#### [JOB]
Please output every line of the material as it stands, without the pictures.

#### [DATA SHOWN]
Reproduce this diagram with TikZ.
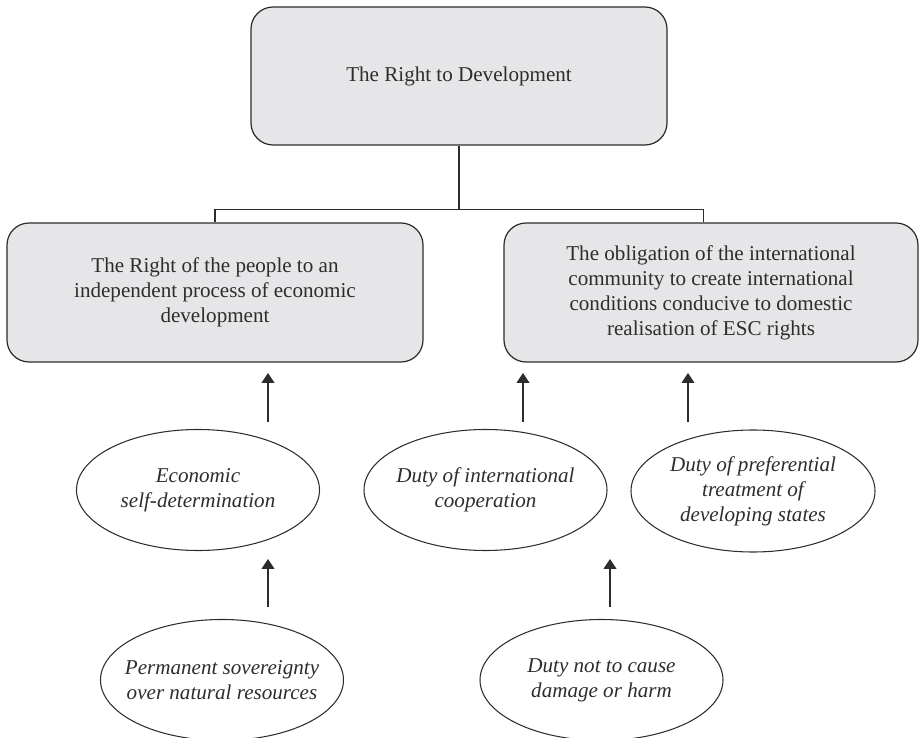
\documentclass[tikz,border=0pt]{standalone}
\usepackage{fontspec}
\setmainfont{Liberation Serif}
\usetikzlibrary{shapes.geometric,arrows.meta}
\definecolor{boxgray}{RGB}{230,230,232}
\definecolor{ink}{RGB}{45,45,45}

\begin{document}
\begin{tikzpicture}[
  block/.style={rectangle, draw=ink, fill=boxgray, rounded corners=0.44cm, line width=0.7pt, align=center, text=ink, font=\fontsize{12}{14.2}\selectfont},
  oval/.style={ellipse, draw=ink, line width=0.6pt, minimum width=4.86cm, minimum height=2.42cm, inner sep=0pt},
  duty/.style={align=center, text=ink, font=\fontsize{12}{14.2}\selectfont\itshape},
  arr/.style={-{Triangle[length=2mm,width=2.6mm]}, line width=0.6pt, draw=ink}
]
\useasboundingbox (0,0) rectangle (18.38,-14.76);

\node[block, minimum width=8.32cm, minimum height=2.76cm] (rtd) at (9.18,-1.52) {The Right to Development};
\node[block, minimum width=8.32cm, minimum height=2.78cm] (people) at (4.30,-5.85) {The Right of the people to an\\independent process of economic\\development};
\node[block, minimum width=8.28cm, minimum height=2.78cm] (intl) at (14.22,-5.85) {The obligation of the international\\community to create international\\conditions conducive to domestic\\realisation of ESC rights};

% Duties
\node[oval] (econ) at (3.96,-9.80) {};
\node[duty] (econ-txt) at (econ) {Economic\\self-determination};
\node[oval] (coop) at (9.71,-9.80) {};
\node[duty] (coop-txt) at (coop) {Duty of international\\cooperation};
\node[oval, minimum width=4.88cm, minimum height=2.44cm] (pref) at (15.06,-9.82) {};
\node[duty] (pref-txt) at (pref) {Duty of preferential\\treatment of\\developing states};
\node[oval] (sov) at (4.44,-13.60) {};
\node[duty] (sov-txt) at (sov) {Permanent sovereignty\\over natural resources};
\node[oval] (harm) at (12.03,-13.60) {};
\node[duty] (harm-txt) at (harm) {Duty not to cause\\damage or harm};

% Tree connector
\draw[ink, line width=0.7pt] (rtd.south) -- ++(0,-1.28) coordinate (split);
\draw[ink, line width=0.7pt] (people.north) |- (split) -| ([xshift=-0.15cm]intl.north);

% Arrow ends
\coordinate (econ-up) at (5.36,-8.44);
\coordinate (people-in) at (5.36,-7.46);
\coordinate (coop-up) at (10.46,-8.44);
\coordinate (intl-in1) at (10.46,-7.46);
\coordinate (pref-up) at (13.76,-8.44);
\coordinate (intl-in2) at (13.76,-7.46);
\coordinate (sov-up) at (5.36,-12.14);
\coordinate (econ-in) at (5.36,-11.18);
\coordinate (harm-up) at (12.20,-12.14);
\coordinate (coop-in) at (12.20,-11.18);

\draw[arr] (econ-up) -- (people-in);
\draw[arr] (coop-up) -- (intl-in1);
\draw[arr] (pref-up) -- (intl-in2);
\draw[arr] (sov-up) -- (econ-in);
\draw[arr] (harm-up) -- (coop-in);
\end{tikzpicture}
\end{document}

#### [RESULT]
Reproduce this diagram with TikZ.
\documentclass[tikz,border=0pt]{standalone}
\usepackage{fontspec}
\setmainfont{Liberation Serif}
\usetikzlibrary{shapes.geometric,arrows.meta}
\definecolor{boxgray}{RGB}{230,230,232}
\definecolor{ink}{RGB}{45,45,45}

\begin{document}
\begin{tikzpicture}[
  block/.style={rectangle, draw=ink, fill=boxgray, rounded corners=0.44cm, line width=0.7pt, align=center, text=ink, font=\fontsize{12}{14.2}\selectfont},
  oval/.style={ellipse, draw=ink, line width=0.6pt, minimum width=4.86cm, minimum height=2.42cm, inner sep=0pt},
  duty/.style={align=center, text=ink, font=\fontsize{12}{14.2}\selectfont\itshape},
  arr/.style={-{Triangle[length=2mm,width=2.6mm]}, line width=0.6pt, draw=ink}
]
\useasboundingbox (0,0) rectangle (18.38,-14.76);

\node[block, minimum width=8.32cm, minimum height=2.76cm] (rtd) at (9.18,-1.52) {The Right to Development};
\node[block, minimum width=8.32cm, minimum height=2.78cm] (people) at (4.30,-5.85) {The Right of the people to an\\independent process of economic\\development};
\node[block, minimum width=8.28cm, minimum height=2.78cm] (intl) at (14.22,-5.85) {The obligation of the international\\community to create international\\conditions conducive to domestic\\realisation of ESC rights};

% Duties
\node[oval] (econ) at (3.96,-9.80) {};
\node[duty] (econ-txt) at (econ) {Economic\\self-determination};
\node[oval] (coop) at (9.71,-9.80) {};
\node[duty] (coop-txt) at (coop) {Duty of international\\cooperation};
\node[oval, minimum width=4.88cm, minimum height=2.44cm] (pref) at (15.06,-9.82) {};
\node[duty] (pref-txt) at (pref) {Duty of preferential\\treatment of\\developing states};
\node[oval] (sov) at (4.44,-13.60) {};
\node[duty] (sov-txt) at (sov) {Permanent sovereignty\\over natural resources};
\node[oval] (harm) at (12.03,-13.60) {};
\node[duty] (harm-txt) at (harm) {Duty not to cause\\damage or harm};

% Tree connector
\draw[ink, line width=0.7pt] (rtd.south) -- ++(0,-1.28) coordinate (split);
\draw[ink, line width=0.7pt] (people.north) |- (split) -| ([xshift=-0.15cm]intl.north);

% Arrow ends
\coordinate (econ-up) at (5.36,-8.44);
\coordinate (people-in) at (5.36,-7.46);
\coordinate (coop-up) at (10.46,-8.44);
\coordinate (intl-in1) at (10.46,-7.46);
\coordinate (pref-up) at (13.76,-8.44);
\coordinate (intl-in2) at (13.76,-7.46);
\coordinate (sov-up) at (5.36,-12.14);
\coordinate (econ-in) at (5.36,-11.18);
\coordinate (harm-up) at (12.20,-12.14);
\coordinate (coop-in) at (12.20,-11.18);

\draw[arr] (econ-up) -- (people-in);
\draw[arr] (coop-up) -- (intl-in1);
\draw[arr] (pref-up) -- (intl-in2);
\draw[arr] (sov-up) -- (econ-in);
\draw[arr] (harm-up) -- (coop-in);
\end{tikzpicture}
\end{document}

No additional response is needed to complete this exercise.